» Required task
Report the count of lines holding "React" in the records, with no other words.

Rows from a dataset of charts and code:

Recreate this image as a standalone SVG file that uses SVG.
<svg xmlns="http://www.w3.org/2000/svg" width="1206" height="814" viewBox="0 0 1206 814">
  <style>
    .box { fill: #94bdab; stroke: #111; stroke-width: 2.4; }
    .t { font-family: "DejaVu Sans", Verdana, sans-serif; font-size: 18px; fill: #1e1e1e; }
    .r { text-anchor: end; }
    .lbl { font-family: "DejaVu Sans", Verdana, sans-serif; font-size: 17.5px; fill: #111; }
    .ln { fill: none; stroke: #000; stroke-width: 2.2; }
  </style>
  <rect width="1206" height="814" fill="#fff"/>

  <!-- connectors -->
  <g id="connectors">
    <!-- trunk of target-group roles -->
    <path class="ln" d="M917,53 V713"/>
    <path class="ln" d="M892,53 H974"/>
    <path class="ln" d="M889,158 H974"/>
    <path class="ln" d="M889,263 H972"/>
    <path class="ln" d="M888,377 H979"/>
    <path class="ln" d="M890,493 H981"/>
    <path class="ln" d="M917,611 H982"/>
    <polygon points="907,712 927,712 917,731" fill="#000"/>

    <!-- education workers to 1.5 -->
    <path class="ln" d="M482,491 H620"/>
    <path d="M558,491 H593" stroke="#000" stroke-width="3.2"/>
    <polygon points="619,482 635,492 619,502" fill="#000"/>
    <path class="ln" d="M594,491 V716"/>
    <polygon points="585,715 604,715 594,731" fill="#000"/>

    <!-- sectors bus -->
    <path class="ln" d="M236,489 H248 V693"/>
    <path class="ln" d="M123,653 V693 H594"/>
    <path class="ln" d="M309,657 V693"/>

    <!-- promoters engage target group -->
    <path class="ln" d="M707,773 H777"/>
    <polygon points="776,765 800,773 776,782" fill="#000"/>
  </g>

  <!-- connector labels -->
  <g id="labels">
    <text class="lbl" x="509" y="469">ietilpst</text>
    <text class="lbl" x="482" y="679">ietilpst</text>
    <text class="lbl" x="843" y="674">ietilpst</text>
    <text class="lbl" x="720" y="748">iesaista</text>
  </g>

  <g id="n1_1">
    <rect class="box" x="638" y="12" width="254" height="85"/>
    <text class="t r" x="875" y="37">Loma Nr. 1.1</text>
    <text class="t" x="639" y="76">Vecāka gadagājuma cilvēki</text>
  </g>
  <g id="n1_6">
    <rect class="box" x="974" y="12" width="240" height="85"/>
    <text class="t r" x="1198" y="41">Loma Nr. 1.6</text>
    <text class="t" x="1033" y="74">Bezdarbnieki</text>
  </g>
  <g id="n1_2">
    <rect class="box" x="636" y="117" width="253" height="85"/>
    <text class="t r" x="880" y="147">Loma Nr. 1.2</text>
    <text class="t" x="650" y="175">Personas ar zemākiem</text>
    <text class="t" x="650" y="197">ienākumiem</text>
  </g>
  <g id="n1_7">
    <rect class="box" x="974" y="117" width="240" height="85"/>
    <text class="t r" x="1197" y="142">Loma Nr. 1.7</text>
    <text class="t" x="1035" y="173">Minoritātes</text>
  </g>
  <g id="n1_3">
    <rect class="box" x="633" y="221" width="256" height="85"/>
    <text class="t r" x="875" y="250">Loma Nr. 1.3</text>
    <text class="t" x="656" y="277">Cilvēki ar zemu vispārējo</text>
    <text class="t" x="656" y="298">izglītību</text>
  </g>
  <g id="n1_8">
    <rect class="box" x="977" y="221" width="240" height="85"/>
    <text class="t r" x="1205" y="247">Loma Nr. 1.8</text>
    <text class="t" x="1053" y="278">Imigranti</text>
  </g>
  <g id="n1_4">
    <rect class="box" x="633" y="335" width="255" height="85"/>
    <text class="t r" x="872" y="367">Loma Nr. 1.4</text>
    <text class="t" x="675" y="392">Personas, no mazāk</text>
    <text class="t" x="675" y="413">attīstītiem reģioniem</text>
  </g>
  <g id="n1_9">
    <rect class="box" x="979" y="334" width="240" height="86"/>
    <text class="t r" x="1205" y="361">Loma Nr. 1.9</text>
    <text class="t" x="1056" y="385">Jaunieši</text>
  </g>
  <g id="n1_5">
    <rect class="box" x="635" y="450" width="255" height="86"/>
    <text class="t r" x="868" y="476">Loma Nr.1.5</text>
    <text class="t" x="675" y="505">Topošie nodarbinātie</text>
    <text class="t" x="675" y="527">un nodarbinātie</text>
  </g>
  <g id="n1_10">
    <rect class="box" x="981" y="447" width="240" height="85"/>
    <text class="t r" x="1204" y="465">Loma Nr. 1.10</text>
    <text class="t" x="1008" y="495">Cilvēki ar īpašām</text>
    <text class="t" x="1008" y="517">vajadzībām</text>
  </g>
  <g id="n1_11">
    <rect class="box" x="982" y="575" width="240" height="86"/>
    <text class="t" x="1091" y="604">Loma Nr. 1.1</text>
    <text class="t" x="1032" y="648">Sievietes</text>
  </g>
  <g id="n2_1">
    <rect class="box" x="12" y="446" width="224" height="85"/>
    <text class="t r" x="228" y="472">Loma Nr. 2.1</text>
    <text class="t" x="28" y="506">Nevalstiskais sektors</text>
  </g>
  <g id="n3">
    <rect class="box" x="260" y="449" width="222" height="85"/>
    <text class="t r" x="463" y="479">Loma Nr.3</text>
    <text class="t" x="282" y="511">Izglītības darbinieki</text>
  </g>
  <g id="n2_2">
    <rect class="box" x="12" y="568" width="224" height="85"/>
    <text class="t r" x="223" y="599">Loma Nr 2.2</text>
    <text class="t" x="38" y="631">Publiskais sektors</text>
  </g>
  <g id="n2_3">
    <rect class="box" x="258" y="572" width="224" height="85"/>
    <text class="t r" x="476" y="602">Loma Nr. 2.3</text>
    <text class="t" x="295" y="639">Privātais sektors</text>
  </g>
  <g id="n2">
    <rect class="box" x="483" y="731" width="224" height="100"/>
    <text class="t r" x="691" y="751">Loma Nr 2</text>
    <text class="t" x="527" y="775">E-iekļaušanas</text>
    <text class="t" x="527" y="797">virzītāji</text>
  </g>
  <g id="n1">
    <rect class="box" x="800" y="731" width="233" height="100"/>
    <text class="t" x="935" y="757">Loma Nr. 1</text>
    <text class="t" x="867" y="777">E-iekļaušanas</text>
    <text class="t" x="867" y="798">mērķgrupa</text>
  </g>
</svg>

...

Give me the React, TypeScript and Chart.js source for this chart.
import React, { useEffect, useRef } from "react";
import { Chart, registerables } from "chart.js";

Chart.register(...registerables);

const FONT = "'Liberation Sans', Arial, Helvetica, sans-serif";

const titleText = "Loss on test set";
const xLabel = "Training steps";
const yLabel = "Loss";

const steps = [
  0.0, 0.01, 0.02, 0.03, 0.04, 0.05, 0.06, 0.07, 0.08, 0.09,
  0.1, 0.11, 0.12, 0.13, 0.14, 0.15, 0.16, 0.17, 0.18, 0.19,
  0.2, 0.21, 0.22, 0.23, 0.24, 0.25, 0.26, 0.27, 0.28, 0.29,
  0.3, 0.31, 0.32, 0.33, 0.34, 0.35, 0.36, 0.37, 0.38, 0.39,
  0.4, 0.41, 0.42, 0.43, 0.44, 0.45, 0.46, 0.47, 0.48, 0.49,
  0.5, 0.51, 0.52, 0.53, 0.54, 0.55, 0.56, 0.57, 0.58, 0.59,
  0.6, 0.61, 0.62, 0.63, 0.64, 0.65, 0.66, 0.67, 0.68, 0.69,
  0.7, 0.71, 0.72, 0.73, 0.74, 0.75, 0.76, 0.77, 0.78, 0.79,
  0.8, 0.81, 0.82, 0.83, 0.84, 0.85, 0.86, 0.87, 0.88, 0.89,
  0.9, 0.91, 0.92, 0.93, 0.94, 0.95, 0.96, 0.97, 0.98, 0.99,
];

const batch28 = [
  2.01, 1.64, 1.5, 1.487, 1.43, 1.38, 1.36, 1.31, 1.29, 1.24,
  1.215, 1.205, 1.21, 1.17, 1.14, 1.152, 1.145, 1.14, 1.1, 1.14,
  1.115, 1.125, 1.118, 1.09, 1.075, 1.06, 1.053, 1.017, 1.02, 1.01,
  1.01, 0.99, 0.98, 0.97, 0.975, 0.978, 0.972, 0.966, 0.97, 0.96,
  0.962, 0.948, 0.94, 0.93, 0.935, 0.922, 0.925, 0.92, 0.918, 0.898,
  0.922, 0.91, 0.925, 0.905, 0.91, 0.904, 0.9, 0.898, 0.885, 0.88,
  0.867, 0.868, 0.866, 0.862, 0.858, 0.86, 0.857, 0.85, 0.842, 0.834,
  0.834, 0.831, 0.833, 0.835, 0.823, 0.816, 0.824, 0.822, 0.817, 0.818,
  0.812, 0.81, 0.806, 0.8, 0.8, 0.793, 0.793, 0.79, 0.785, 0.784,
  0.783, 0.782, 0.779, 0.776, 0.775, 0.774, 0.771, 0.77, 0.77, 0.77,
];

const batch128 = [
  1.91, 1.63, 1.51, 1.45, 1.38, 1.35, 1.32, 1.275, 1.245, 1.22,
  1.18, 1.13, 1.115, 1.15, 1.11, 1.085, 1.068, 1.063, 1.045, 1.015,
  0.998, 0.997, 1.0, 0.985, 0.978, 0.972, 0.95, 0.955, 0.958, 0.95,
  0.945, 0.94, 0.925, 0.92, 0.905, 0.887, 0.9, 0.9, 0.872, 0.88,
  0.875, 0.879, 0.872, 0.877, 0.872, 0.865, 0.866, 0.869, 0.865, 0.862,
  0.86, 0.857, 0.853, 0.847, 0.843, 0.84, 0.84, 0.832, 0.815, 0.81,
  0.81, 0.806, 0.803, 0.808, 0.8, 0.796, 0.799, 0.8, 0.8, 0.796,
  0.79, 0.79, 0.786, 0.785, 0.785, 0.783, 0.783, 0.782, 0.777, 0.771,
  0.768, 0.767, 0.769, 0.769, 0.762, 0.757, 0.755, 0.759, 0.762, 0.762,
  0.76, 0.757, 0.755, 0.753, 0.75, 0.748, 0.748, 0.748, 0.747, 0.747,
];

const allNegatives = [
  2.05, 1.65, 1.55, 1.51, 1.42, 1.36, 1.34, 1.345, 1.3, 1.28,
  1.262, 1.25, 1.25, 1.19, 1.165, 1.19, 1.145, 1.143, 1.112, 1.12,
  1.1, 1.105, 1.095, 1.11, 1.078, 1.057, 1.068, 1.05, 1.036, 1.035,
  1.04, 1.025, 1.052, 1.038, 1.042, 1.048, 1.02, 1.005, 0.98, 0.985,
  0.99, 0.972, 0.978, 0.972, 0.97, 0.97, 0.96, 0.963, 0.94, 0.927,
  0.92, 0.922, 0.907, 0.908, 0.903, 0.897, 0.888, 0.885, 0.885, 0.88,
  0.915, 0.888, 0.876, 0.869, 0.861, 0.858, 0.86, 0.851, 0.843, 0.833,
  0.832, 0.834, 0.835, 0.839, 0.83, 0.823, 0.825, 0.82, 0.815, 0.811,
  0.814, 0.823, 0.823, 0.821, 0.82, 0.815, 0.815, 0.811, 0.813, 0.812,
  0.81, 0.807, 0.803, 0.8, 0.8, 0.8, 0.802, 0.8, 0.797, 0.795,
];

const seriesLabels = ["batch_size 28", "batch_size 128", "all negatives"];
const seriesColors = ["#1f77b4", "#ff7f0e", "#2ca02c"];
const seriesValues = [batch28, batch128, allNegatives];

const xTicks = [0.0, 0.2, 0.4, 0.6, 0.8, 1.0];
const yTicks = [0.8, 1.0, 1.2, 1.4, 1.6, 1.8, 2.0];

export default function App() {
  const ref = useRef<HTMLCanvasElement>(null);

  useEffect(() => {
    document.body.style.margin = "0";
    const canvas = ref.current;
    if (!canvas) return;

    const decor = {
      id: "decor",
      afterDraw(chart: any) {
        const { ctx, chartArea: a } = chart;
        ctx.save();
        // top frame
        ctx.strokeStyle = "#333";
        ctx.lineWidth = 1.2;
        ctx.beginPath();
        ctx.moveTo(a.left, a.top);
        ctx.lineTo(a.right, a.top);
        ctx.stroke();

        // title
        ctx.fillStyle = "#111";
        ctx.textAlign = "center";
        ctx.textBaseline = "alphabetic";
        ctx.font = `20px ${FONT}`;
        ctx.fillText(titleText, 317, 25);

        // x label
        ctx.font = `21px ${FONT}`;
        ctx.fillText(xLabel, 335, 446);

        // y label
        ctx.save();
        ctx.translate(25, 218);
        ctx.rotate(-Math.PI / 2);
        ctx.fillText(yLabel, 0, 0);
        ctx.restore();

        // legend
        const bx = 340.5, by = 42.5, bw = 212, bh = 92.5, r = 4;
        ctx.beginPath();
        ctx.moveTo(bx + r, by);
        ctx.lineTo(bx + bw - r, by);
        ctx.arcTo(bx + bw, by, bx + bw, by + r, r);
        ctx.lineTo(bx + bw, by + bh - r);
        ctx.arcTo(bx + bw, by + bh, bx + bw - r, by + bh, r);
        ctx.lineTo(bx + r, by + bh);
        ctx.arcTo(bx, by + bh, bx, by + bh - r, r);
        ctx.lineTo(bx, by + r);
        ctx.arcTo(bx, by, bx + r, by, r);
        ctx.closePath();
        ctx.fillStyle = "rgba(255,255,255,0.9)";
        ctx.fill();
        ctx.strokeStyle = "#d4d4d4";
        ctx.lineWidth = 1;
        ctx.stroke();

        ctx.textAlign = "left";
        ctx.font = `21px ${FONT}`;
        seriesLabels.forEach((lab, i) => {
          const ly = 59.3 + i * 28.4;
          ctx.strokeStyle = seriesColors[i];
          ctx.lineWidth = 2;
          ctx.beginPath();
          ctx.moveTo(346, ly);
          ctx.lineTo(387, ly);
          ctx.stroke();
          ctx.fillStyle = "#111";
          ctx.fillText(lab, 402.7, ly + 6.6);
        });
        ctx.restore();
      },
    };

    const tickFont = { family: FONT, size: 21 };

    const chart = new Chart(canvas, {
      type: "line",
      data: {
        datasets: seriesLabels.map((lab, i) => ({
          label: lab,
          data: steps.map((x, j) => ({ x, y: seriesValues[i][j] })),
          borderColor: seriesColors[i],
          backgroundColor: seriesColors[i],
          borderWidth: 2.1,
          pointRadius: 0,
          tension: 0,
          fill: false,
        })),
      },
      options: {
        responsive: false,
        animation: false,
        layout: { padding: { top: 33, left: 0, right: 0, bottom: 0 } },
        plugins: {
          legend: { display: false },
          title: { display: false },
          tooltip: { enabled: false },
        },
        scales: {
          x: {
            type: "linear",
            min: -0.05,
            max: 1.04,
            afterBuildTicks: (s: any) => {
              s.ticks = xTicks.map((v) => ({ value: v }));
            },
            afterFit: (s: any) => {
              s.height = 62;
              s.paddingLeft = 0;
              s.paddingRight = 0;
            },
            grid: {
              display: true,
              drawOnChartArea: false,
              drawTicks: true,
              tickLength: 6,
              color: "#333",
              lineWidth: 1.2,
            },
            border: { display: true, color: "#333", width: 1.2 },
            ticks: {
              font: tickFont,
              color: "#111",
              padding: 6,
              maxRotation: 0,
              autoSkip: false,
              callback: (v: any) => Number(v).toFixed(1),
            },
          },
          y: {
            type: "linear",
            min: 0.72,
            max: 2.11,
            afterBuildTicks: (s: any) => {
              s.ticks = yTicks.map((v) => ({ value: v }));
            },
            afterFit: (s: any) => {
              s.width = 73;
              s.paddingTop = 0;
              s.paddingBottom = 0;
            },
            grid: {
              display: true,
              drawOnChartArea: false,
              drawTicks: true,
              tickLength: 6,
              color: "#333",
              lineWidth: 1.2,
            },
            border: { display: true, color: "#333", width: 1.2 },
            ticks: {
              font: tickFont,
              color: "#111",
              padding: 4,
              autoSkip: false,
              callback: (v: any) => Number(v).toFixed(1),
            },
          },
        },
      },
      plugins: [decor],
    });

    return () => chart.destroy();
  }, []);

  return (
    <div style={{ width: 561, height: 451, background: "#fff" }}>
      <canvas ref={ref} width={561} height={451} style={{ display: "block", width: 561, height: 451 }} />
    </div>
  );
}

» The output
2